The actor model is a great tool for various use cases. Though, it's not the
only tool, and sometimes perhaps not even the best. Consequently, developers
started mixing and matching high-level concurrency models based on the problem
at hand, much like other programming abstractions. Though, this comes with
various problems. For instance, we don't usually have debugging tools that help
us to make sense of the resulting system. If we even have a debugger, it may
barely allow us to step through our programs instruction by instruction.
Let's imagine a better world! One were we can follow asynchronous messages,
jump to the next transaction commit, or break on the next fork/join task
created. Though, race conditions remain notoriously difficult to reproduce. One
solutions it to record our program's execution, ideally capturing the bug. Then
we can replay it as often as need to identify the cause of our bug.
The hard bit here is making record & replay practical.
I will explain how our concurrency-model-agnostic approach allows us
to record model interactions trivially for later replay,
and how we minimized its run-time overhead.

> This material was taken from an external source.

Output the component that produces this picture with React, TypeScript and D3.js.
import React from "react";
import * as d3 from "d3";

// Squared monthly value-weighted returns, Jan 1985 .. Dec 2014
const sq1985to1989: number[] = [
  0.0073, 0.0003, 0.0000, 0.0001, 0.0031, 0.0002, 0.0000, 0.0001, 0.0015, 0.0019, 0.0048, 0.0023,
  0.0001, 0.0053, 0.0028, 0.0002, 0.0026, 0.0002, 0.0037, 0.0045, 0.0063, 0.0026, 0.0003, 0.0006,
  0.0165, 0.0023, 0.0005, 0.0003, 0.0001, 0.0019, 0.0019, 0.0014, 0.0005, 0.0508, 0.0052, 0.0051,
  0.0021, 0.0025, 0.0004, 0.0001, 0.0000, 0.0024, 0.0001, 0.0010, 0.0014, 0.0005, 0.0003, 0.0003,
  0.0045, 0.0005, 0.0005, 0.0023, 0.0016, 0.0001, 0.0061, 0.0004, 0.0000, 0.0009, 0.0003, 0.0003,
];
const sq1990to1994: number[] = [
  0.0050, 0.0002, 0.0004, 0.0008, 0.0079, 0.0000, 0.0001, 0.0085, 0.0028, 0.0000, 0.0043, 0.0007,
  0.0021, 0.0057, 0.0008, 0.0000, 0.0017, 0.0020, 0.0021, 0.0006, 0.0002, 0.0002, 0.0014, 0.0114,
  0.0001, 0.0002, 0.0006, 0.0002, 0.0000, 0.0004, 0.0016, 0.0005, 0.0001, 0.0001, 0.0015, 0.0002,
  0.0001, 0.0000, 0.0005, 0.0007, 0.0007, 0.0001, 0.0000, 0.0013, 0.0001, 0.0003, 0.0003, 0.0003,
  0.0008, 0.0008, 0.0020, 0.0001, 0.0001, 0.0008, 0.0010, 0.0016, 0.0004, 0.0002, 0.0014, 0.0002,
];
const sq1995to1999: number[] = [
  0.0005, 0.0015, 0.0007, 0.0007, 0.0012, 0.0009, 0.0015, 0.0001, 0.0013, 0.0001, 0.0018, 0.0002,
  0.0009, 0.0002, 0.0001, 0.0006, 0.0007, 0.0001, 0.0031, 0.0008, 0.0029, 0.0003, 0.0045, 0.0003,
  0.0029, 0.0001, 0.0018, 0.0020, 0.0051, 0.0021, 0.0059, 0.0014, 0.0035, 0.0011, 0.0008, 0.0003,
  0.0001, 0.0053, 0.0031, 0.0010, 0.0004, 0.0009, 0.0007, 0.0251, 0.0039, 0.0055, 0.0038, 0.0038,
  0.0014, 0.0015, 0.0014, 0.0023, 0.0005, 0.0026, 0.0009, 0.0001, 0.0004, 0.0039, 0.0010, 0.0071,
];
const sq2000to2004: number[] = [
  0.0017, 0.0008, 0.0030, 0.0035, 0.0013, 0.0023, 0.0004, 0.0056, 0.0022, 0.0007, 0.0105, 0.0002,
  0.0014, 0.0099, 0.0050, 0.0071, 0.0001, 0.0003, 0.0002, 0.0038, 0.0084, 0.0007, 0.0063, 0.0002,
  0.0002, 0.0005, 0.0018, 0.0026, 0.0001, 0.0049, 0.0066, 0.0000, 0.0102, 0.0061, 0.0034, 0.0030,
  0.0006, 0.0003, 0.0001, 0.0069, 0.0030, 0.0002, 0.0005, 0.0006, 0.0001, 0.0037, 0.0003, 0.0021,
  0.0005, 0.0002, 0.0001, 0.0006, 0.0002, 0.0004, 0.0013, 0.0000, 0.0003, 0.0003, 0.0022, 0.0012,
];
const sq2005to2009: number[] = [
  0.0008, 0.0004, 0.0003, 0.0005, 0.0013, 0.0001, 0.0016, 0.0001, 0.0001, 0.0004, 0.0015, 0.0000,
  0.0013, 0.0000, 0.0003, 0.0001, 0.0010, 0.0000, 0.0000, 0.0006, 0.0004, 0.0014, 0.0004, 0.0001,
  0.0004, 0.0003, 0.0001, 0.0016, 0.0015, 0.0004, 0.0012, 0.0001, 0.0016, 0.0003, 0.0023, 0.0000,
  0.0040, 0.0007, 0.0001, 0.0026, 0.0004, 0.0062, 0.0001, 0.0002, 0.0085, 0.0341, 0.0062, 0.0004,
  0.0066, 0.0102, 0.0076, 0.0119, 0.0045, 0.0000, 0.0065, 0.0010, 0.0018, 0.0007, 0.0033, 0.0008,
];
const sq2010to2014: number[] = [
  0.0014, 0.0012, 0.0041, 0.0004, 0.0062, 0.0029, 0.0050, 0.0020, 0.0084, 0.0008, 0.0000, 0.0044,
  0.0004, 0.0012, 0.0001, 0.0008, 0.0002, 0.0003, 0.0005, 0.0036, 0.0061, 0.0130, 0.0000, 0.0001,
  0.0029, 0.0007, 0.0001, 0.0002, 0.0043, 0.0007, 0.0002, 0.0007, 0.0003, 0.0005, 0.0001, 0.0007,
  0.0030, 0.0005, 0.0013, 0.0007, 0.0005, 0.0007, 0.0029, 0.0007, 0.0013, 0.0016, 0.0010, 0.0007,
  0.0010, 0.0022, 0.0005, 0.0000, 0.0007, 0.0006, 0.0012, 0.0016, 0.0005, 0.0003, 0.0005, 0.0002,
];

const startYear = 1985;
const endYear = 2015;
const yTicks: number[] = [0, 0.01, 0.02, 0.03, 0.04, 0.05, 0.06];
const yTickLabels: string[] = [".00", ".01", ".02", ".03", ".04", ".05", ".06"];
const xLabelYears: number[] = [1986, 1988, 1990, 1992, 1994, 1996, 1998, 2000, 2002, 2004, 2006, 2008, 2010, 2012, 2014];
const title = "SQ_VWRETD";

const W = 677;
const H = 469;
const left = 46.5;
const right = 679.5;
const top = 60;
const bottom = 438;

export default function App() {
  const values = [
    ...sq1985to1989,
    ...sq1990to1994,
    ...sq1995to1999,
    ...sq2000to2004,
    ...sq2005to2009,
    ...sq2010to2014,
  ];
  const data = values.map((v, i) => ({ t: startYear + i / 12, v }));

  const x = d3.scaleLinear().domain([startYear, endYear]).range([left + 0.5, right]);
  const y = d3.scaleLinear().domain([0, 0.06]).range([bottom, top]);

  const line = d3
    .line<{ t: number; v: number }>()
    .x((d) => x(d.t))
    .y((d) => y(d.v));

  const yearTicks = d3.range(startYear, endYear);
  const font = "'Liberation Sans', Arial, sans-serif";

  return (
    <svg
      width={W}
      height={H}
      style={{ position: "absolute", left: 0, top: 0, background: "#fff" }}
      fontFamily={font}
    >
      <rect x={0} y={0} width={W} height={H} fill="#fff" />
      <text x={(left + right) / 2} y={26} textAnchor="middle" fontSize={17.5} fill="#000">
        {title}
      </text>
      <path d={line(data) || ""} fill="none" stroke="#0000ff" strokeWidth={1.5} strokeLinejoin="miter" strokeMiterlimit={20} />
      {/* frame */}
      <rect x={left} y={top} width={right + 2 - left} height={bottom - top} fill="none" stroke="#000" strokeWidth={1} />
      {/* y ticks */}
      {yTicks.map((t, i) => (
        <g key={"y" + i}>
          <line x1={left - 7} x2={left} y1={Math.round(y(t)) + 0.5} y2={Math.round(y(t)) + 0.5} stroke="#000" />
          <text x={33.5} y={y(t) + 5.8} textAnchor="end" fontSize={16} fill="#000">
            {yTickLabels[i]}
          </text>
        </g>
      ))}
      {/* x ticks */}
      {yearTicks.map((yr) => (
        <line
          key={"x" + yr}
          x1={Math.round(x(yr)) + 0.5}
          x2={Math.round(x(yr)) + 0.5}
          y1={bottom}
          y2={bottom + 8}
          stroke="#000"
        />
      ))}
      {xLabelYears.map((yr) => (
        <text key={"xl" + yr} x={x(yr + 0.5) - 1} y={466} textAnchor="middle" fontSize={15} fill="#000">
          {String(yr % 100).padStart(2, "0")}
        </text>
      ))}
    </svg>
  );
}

In the case of actor applications, we can even make the snapshotting fast
to be able to limit trace sizes.
Having better debugging capabilities is a real productivity boost.
Though, some bugs will always slip through the cracks.
So, what if we could prevent those bugs from causing issues?
Other researchers have shown how to do it, and I'll conclude this talk
with some ideas on how we can utilize the knowledge we have in our
language implementations to make such mitigation approaches fast.
The talk is based on work done in collaboration with
Dominik Aumayr, Carmen Torres Lopez, Elisa Gonzalez Boix, and Hanspeter Mössenböck.